O Observador refere que o chefe de Estado assume uma “posição de ataque”, uma atitude que cumpre o objectivo de domínio do ciclo noticioso: “Falando várias vezes à imprensa e escrevendo nas redes sociais, o Presidente norte-americano consegue obter mediatismo, quer esteja a elogiar, quer esteja a criticar um órgão de comunicação”, frisa Adam Penenberg. De acordo com o antigo jornalista, esta estratégia é usada de forma performativa, vendo os media como adversários, mas também enquanto amplificadores da sua narrativa. 

Recentemente, Trump atacou o New York Times na rede social Truth Social e insultou o correspondente do jornal na Casa Branca, Peter Baker, e Maggie Haberman, que acompanha de perto o Presidente. “Na base destas críticas está a cobertura noticiosa do diário nova-iorquino que o Presidente norte-americano considera ser injusta. Mas também está o facto de o líder dos EUA ler atentamente tudo o que é publicado sobre ele no jornal, principalmente o que Maggie Haberman escreve”.  

No livro Confidence Man: The Making of Donald Trump and the Breaking of America, a jornalista descreve que Trump tem dois tipos de comportamento com a imprensa: “O desejo insaciável de ter atenção e as suas declarações venenosas e zangadas como resposta à cobertura”. 

O New York Times, com nove milhões de assinantes, mantém a sua relevância global, e Trump, apesar de criticá-lo, reconhece a sua influência. Segundo Robert Y. Shapiro, se o Presidente procura dominar a cobertura mediática, não pode ignorar um jornal tão importante. Mark Feldstein, antigo jornalista e professor na Richard Eaton Chair of Broadcast Journalism, destaca ao Observador que, embora se posicione como antissistema, Trump “ainda quer saber o que [as elites] dizem sobre ele e sente a necessidade da sua aprovação”. 

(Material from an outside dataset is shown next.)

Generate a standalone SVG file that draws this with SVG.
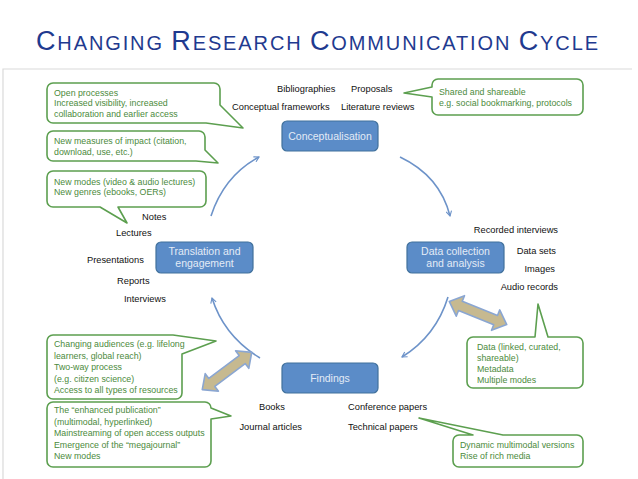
<svg xmlns="http://www.w3.org/2000/svg" width="638" height="479" viewBox="0 0 638 479">
<defs>
<style>
.title{font-family:"Liberation Sans",Arial,sans-serif;fill:#1f3a8f}
.lbl{font-family:"Liberation Sans",Arial,sans-serif;font-size:9.3px;fill:#111}
.ct{font-family:"Liberation Sans",Arial,sans-serif;font-size:8.8px;fill:#4b8a3c}
.co{fill:#fff;stroke:#5c9f4f;stroke-width:1.6;stroke-linejoin:round}
.box{fill:#5b8cc8;stroke:#41719c;stroke-width:1.2}
.bt{font-family:"Liberation Sans",Arial,sans-serif;font-size:10.5px;fill:#e3ebf6;text-anchor:middle}
.conn{fill:none;stroke:#6d93c9;stroke-width:1.6}
.dbl{fill:#c6b990;stroke:#8aa6d2;stroke-width:1.6;stroke-linejoin:round}
</style>
<marker id="ah" viewBox="0 0 10 10" refX="8" refY="5" markerWidth="7" markerHeight="7" orient="auto" markerUnits="userSpaceOnUse">
<path d="M1,1 L8,5 L1,9" fill="none" stroke="#6d93c9" stroke-width="1.6"/>
</marker>
<path id="dblarrow" d="M-31,0 L-19,-11 L-19,-5 L19,-5 L19,-11 L31,0 L19,11 L19,5 L-19,5 L-19,11 Z"/>
</defs>
<rect width="638" height="479" fill="#fff"/>
<g id="frame" stroke="#dadada" stroke-width="1.2" fill="none">
<path d="M3,479 V69 H632"/>
</g>
<text class="title" x="36" y="50" textLength="562" lengthAdjust="spacing"><tspan font-size="27">C</tspan><tspan font-size="20">HANGING </tspan><tspan font-size="27">R</tspan><tspan font-size="20">ESEARCH </tspan><tspan font-size="27">C</tspan><tspan font-size="20">OMMUNICATION </tspan><tspan font-size="27">C</tspan><tspan font-size="20">YCLE</tspan></text>

<g id="connectors">
<path class="conn" d="M211,216 Q224,176 259,157" marker-end="url(#ah)"/>
<path class="conn" d="M400,157 Q440,176 450,216" marker-end="url(#ah)"/>
<path class="conn" d="M448,297 Q436,336 402,357" marker-end="url(#ah)"/>
<path class="conn" d="M260,358 Q224,336 212,298" marker-end="url(#ah)"/>
</g>

<g id="node-conceptualisation">
<rect class="box" x="282" y="121" width="96" height="30" rx="5"/>
<text class="bt" x="330" y="140">Conceptualisation</text>
</g>
<g id="node-data">
<rect class="box" x="407" y="242" width="97" height="31" rx="5"/>
<text class="bt" x="455.5" y="255">Data collection</text>
<text class="bt" x="455.5" y="267">and analysis</text>
</g>
<g id="node-findings">
<rect class="box" x="282" y="363" width="96" height="30" rx="5"/>
<text class="bt" x="330" y="382">Findings</text>
</g>
<g id="node-translation">
<rect class="box" x="156" y="242" width="97" height="31" rx="5"/>
<text class="bt" x="204.5" y="255">Translation and</text>
<text class="bt" x="204.5" y="267">engagement</text>
</g>

<g id="labels-conceptualisation">
<text class="lbl" x="277" y="92">Bibliographies</text>
<text class="lbl" x="351" y="92">Proposals</text>
<text class="lbl" x="232" y="110">Conceptual frameworks</text>
<text class="lbl" x="341" y="110">Literature reviews</text>
</g>
<g id="labels-translation">
<text class="lbl" x="142" y="219.5">Notes</text>
<text class="lbl" x="116" y="236">Lectures</text>
<text class="lbl" x="87" y="263">Presentations</text>
<text class="lbl" x="117" y="283.5">Reports</text>
<text class="lbl" x="124" y="302">Interviews</text>
</g>
<g id="labels-data" text-anchor="end">
<text class="lbl" x="558" y="233">Recorded interviews</text>
<text class="lbl" x="556" y="254">Data sets</text>
<text class="lbl" x="555" y="272">Images</text>
<text class="lbl" x="558" y="289.5">Audio records</text>
</g>
<g id="labels-findings">
<text class="lbl" x="259" y="409.5">Books</text>
<text class="lbl" x="302" y="429.5" text-anchor="end">Journal articles</text>
<text class="lbl" x="348" y="409.5">Conference papers</text>
<text class="lbl" x="348" y="429.5">Technical papers</text>
</g>

<g id="double-arrows">
<use href="#dblarrow" class="dbl" transform="translate(478,313) rotate(22)"/>
<use href="#dblarrow" class="dbl" transform="translate(227,371) rotate(-37)"/>
</g>

<g id="callout-open">
<path class="co" d="M53,83 H214 A6,6 0 0 1 220,89 V105 L243,128 L206,123 H53 A6,6 0 0 1 47,117 V89 A6,6 0 0 1 53,83 Z"/>
<text class="ct" x="54" y="95.5">Open processes</text>
<text class="ct" x="54" y="106">Increased visibility, increased</text>
<text class="ct" x="54" y="117">collaboration and earlier access</text>
</g>
<g id="callout-impact">
<path class="co" d="M53,131 H199 A6,6 0 0 1 205,137 V150 L218,163 L196,161 H53 A6,6 0 0 1 47,155 V137 A6,6 0 0 1 53,131 Z"/>
<text class="ct" x="54" y="143.5">New measures of impact (citation,</text>
<text class="ct" x="54" y="154.5">download, use, etc.)</text>
</g>
<g id="callout-modes">
<path class="co" d="M53,171 H200 A6,6 0 0 1 206,177 V201 A6,6 0 0 1 200,207 H118 L127,223 L100,207 H53 A6,6 0 0 1 47,201 V177 A6,6 0 0 1 53,171 Z"/>
<text class="ct" x="54" y="184.5">New modes (video &amp; audio lectures)</text>
<text class="ct" x="54" y="195">New genres (ebooks, OERs)</text>
</g>
<g id="callout-shared">
<path class="co" d="M438,79 H577 A6,6 0 0 1 583,85 V109 A6,6 0 0 1 577,115 H438 A6,6 0 0 1 432,109 V97 L404,93 L432,87 V85 A6,6 0 0 1 438,79 Z"/>
<text class="ct" x="439" y="95">Shared and shareable</text>
<text class="ct" x="439" y="106">e.g. social bookmarking, protocols</text>
</g>
<g id="callout-audiences">
<path class="co" d="M53,335 H173 L216,341 L182,354 V393 A6,6 0 0 1 176,399 H53 A6,6 0 0 1 47,393 V341 A6,6 0 0 1 53,335 Z"/>
<text class="ct" x="54" y="347">Changing audiences (e.g. lifelong</text>
<text class="ct" x="54" y="358.5">learners, global reach)</text>
<text class="ct" x="54" y="370">Two-way process</text>
<text class="ct" x="54" y="381.5">(e.g. citizen science)</text>
<text class="ct" x="54" y="393">Access to all types of resources</text>
</g>
<g id="callout-publication">
<path class="co" d="M53,402 H205 A6,6 0 0 1 211,408 L231,416 L211,419 V461 A6,6 0 0 1 205,467 H53 A6,6 0 0 1 47,461 V408 A6,6 0 0 1 53,402 Z"/>
<text class="ct" x="54" y="413">The “enhanced publication”</text>
<text class="ct" x="54" y="424.5">(multimodal, hyperlinked)</text>
<text class="ct" x="54" y="436">Mainstreaming of open access outputs</text>
<text class="ct" x="54" y="447.5">Emergence of the “megajournal”</text>
<text class="ct" x="54" y="459">New modes</text>
</g>
<g id="callout-data">
<path class="co" d="M473,337 H535 L538,304 L548,337 H577 A6,6 0 0 1 583,343 V382 A6,6 0 0 1 577,388 H473 A6,6 0 0 1 467,382 V343 A6,6 0 0 1 473,337 Z"/>
<text class="ct" x="477" y="349.5">Data (linked, curated,</text>
<text class="ct" x="477" y="360.5">shareable)</text>
<text class="ct" x="477" y="372">Metadata</text>
<text class="ct" x="477" y="382.5">Multiple modes</text>
</g>
<g id="callout-dynamic">
<path class="co" d="M459,435 H473 L419,418 L503,435 H577 A6,6 0 0 1 583,441 V461 A6,6 0 0 1 577,467 H459 A6,6 0 0 1 453,461 V441 A6,6 0 0 1 459,435 Z"/>
<text class="ct" x="460" y="448">Dynamic multimodal versions</text>
<text class="ct" x="460" y="458.5">Rise of rich media</text>
</g>
</svg>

À BBC, Jeffrey Goldberg desvalorizou os ataques de que tem sido alvo na sequência do caso Signalgate: “É o que costumam fazer. Nunca se defendem, atacam. Eu continuo aqui. Eles convidaram-me para um grupo do Signal e agora estão a atacar-me… Nem sequer entendo”. Para Adam Penenberg, a estratégia mediática é baseada no controlo da narrativa, da atenção e da percepção de legitimidade, e, apesar dos embaraços, tem sido “perigosamente eficaz”.